**MATERIALS PROVIDED**
——

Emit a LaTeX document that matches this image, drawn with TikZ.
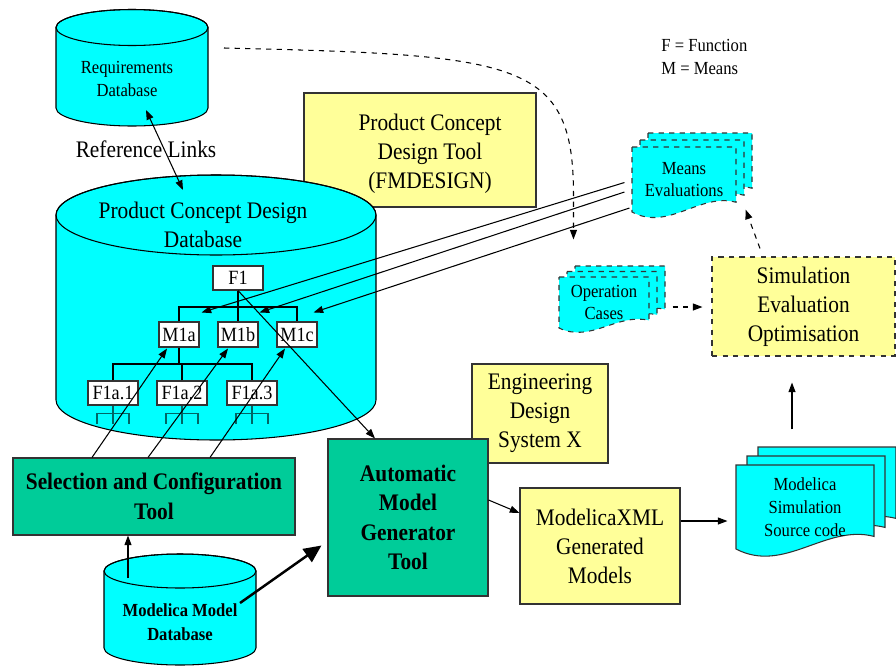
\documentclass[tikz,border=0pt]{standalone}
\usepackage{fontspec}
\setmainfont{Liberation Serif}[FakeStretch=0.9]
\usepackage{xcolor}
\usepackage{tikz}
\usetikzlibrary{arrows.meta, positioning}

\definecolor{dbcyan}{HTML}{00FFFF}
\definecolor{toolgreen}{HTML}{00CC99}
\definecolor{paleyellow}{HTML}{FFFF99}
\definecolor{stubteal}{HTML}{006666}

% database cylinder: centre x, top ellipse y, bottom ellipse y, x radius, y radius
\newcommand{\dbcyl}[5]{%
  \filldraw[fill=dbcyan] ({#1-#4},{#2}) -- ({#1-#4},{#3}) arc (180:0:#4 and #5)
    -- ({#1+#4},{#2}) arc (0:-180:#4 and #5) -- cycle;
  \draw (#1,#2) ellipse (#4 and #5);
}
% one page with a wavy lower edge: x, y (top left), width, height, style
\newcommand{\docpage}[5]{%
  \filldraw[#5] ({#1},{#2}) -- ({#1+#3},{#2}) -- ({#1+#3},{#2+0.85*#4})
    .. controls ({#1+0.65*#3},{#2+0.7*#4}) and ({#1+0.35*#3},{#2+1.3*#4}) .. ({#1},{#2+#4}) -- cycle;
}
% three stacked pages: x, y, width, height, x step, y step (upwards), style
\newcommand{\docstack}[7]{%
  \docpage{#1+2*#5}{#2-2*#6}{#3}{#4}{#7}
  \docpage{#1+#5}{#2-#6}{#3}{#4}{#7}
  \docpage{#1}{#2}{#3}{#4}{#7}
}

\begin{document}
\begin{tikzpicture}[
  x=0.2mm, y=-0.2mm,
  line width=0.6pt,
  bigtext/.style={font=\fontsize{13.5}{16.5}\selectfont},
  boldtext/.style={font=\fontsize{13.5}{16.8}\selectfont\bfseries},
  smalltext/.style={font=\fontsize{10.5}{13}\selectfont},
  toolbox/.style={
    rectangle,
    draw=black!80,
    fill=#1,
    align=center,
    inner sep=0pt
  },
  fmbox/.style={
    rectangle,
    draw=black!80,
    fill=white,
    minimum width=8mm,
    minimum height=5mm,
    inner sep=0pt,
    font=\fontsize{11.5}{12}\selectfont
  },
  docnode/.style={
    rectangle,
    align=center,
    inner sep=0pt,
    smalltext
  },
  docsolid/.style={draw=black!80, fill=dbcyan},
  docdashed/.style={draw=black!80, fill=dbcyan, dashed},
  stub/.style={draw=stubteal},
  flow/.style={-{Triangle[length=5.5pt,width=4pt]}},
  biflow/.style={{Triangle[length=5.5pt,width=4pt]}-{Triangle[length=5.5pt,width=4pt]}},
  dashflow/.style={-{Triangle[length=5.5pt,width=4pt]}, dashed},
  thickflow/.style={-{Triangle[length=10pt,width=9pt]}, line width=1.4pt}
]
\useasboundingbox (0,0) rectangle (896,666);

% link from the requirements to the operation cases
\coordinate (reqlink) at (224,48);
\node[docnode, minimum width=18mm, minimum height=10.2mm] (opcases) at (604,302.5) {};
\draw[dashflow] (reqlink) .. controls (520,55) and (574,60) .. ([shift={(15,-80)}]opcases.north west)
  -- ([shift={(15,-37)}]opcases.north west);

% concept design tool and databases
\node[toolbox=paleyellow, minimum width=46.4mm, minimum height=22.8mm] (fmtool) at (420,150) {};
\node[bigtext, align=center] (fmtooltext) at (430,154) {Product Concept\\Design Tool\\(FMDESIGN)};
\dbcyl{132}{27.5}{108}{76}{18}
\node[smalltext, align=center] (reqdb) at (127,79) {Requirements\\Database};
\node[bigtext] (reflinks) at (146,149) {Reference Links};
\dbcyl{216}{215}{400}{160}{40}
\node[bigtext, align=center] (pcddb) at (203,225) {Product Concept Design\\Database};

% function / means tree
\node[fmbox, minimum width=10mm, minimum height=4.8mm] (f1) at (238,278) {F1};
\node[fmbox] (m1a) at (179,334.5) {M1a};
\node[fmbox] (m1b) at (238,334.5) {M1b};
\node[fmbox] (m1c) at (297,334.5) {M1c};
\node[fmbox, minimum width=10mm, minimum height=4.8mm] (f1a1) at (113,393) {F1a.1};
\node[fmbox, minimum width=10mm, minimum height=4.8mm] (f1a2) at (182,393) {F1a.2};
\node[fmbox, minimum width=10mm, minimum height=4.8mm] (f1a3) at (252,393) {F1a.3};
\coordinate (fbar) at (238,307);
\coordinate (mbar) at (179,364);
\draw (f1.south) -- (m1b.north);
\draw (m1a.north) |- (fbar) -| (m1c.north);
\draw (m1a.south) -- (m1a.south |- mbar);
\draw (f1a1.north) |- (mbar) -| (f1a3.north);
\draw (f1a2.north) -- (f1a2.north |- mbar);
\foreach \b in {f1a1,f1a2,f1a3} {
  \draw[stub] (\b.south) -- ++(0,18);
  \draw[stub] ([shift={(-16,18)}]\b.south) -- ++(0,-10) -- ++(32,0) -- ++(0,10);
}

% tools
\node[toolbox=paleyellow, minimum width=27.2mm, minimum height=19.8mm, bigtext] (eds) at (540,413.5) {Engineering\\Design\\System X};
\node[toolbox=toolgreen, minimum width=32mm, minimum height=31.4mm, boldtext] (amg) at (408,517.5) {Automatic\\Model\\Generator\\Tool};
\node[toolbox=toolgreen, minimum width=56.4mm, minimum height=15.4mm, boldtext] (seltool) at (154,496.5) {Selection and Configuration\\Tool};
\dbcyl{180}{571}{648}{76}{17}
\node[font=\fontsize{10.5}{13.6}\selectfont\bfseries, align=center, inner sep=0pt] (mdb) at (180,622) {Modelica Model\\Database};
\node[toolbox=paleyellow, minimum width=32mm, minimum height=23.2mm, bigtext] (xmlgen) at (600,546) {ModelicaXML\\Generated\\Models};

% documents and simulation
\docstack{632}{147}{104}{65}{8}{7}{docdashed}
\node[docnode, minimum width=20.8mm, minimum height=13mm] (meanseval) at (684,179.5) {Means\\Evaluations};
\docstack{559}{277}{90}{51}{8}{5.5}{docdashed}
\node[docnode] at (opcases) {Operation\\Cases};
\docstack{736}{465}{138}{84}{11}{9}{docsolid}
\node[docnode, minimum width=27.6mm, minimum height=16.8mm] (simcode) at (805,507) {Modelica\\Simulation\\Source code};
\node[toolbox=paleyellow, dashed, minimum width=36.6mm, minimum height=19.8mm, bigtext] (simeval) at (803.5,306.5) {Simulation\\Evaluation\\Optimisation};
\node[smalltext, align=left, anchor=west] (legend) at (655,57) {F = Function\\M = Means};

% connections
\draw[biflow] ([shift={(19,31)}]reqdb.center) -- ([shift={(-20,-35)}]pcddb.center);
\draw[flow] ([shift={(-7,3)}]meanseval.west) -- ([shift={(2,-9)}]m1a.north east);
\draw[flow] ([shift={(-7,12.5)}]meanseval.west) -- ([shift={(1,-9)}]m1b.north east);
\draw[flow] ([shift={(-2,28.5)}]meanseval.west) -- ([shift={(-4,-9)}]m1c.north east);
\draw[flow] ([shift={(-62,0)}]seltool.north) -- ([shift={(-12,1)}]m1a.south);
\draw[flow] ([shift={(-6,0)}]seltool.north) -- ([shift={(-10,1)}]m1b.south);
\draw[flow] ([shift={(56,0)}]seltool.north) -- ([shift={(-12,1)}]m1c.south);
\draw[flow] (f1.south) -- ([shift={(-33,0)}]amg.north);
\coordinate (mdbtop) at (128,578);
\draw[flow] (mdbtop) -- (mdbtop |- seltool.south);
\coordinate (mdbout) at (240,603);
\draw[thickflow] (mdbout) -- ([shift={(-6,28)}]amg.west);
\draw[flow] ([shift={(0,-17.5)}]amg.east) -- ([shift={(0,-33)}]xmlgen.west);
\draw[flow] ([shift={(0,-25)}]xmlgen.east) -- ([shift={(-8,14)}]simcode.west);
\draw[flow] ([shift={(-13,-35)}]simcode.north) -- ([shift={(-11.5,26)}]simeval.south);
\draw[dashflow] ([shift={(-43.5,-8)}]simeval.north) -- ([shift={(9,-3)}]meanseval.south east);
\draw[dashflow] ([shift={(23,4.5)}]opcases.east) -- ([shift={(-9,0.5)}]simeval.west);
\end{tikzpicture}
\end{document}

——

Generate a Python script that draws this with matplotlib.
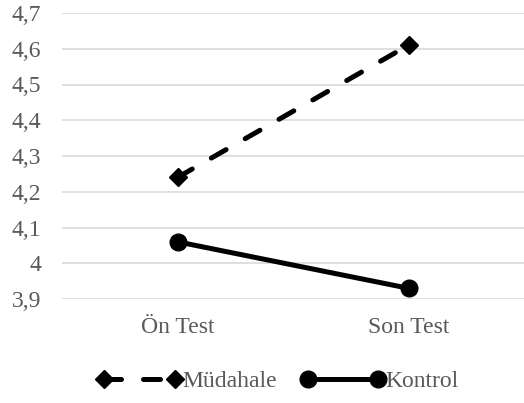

——

**WHAT THE TASK REQUIRES**
Only a number is wanted here: how many lines in the data above include the string "this"?

**FULL OUTPUT**
2